Well, I don’t talk to Jeff Bezos very often. Generally, when I talk to Jeff, it’s going to be in a group setting. It’s not going to be Jeff and I sitting around, talking about the theories of business. We had a couple of meetings like that right when the merger was happening, but I don’t think I’ve met one-on-one with him. Yeah, I did meet one-on-one with Jeff soon after the merger. In general, my conversations with Jeff are in a group setting. Amazon and Whole Foods have overlap in our philosophy. I believe a marriage is a good way to think about a large merger, and in a marriage there’s a me, a you, and an us. There’s a shared self. I think that’s true in a merger like this. Whole Foods, we have our own unique self, our own culture and purpose and values. Amazon has theirs, and then we have shared values in the stuff that we’re doing together. Amazon’s been quite respectful of Whole Foods Market’s culture. They have not tried to turn us into a clone of Amazon. I would say the merger has gone very well. Like in a marriage, there are some things that you fight about occasionally and things you don’t immediately agree on. In general, we sync up really well with Amazon, and it’s been a great partnership.

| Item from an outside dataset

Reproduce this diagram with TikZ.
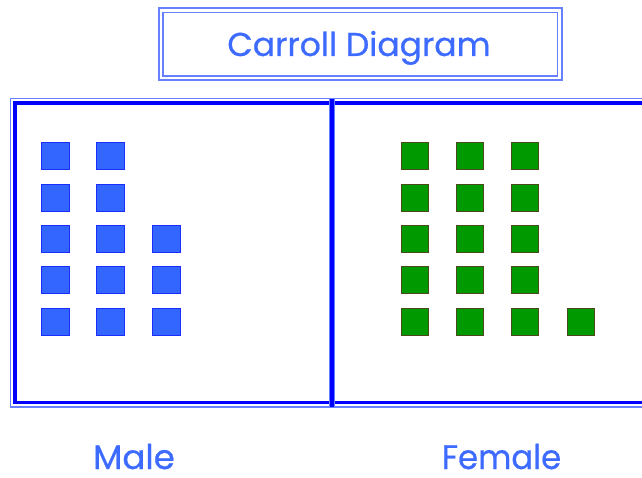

You and Jeff Bezos have separate bedrooms, would be the joke.

I didn’t say anything about that. Isaac, that’s your language. I want to be clear about that. That’s a thing I’ve said in the past, and it gets me in trouble, so I’ve learned to control my bedroom metaphors.

I will take full responsibility for that one. Tell me, when it comes to the idea of purpose, how does that manifest itself when you have a situation like the coronavirus pandemic, and taking care of workers and the importance of that?

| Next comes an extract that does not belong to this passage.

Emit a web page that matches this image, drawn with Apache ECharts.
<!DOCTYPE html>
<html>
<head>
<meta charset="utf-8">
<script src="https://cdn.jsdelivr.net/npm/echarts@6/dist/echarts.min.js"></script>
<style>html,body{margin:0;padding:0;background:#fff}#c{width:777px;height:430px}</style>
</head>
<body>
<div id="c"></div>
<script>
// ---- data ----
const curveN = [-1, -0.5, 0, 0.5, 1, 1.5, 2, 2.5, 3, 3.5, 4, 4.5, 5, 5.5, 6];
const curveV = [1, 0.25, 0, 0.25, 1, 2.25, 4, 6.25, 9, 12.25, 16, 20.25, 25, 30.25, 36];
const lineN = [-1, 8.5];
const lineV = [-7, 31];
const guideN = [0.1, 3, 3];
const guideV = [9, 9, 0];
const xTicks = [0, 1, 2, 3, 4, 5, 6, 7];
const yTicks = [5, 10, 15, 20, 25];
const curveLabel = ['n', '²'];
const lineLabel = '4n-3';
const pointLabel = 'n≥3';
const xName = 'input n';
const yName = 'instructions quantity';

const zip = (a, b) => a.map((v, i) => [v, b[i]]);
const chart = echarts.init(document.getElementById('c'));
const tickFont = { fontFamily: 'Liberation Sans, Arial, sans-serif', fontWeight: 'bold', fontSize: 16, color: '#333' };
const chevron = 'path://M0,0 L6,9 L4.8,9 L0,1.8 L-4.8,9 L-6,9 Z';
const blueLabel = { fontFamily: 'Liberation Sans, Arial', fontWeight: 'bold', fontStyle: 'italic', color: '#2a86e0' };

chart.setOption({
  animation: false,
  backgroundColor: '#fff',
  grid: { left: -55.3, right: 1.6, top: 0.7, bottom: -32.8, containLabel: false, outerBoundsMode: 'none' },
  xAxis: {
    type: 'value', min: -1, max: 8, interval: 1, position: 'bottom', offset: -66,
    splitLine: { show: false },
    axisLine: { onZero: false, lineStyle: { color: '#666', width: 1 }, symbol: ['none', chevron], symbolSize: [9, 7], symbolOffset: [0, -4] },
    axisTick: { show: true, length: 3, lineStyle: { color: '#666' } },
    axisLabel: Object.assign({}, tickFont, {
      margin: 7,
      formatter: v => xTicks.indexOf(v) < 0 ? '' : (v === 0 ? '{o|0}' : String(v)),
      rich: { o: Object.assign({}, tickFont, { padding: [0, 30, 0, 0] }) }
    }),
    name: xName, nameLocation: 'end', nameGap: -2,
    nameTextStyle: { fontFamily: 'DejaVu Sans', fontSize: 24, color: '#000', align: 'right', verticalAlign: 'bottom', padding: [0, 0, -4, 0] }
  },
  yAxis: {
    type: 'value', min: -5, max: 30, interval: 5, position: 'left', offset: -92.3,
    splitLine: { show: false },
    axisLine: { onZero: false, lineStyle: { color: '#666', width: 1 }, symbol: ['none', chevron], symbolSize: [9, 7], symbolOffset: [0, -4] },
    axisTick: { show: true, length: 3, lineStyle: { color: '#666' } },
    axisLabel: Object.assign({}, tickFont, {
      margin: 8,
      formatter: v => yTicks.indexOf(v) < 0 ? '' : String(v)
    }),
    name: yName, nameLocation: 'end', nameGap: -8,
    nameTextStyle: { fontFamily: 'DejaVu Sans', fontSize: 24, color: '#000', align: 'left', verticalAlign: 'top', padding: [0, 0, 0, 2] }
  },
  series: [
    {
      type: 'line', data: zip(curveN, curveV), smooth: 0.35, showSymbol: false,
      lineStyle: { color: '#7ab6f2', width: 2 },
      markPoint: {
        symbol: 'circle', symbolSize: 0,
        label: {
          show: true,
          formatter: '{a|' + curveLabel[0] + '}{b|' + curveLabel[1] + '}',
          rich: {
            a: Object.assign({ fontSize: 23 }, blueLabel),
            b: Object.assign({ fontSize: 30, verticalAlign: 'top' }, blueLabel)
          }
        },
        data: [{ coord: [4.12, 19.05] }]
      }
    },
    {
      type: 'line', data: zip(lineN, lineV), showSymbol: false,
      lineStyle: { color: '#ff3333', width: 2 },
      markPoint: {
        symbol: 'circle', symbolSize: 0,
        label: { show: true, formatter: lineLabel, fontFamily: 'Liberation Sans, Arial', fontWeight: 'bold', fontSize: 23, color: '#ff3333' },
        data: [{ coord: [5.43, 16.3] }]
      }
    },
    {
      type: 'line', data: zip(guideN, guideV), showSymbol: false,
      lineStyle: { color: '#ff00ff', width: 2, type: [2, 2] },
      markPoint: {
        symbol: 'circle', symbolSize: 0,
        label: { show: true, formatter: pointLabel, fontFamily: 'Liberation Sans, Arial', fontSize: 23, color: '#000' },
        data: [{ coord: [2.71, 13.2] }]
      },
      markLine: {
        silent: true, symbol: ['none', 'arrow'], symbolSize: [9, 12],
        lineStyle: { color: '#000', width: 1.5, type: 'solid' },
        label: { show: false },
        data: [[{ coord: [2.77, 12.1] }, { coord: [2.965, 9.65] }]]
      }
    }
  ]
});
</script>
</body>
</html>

I don’t think your purpose gets suspended. I think when you’re in more of a crisis mode, your purpose becomes even more important, and you have to lean into your purpose. Whole Foods’ higher purpose is to nourish people on the planet. I feel like that’s what we’ve done during COVID. From the very beginning, Whole Foods said, “O.K., we’ve got to keep our customers and our team members as safe as possible here, because we’re an essential business. People have to get food, and they’re going to eat at restaurants less. We’ve got to make our stores as safe as possible.” By the way, Amazon pushed us in this regard, so that we moved faster because Amazon wanted us to. We were one of the first to have all our team members wear masks, do temperature checks, start sterilizing all of our grocery carts, check stands, and other things customers are touching, after a customer uses them.

We’ve given an extra couple of weeks of sick time on top of what we already give if it’s COVID-related, or if there’s a quarantine. We increased overtime. We paid more money out initially for the first several months. We’ve paid bonuses. We’ve done everything we can to help our team members be happy. For the first several months, we allowed unlimited callouts. People could, if they had a child-care issue or they didn’t feel good or they didn’t want to come in for any reason, just call out, and that was O.K. It’s been very important to us, and we’ve also worked really hard to make sure our customers feel safe.

What did you feel like, especially in March and April, when a lot of Whole Foods employees spoke up and said that they felt like their conditions weren’t safe, and that Whole Foods wasn’t alerting people to the presence of coronavirus among employees, and so on?

I don’t think that was a lot of team members. I think that was a few team members. When it was appropriate, we engage with our team members and get their feedback, what they thought we should do.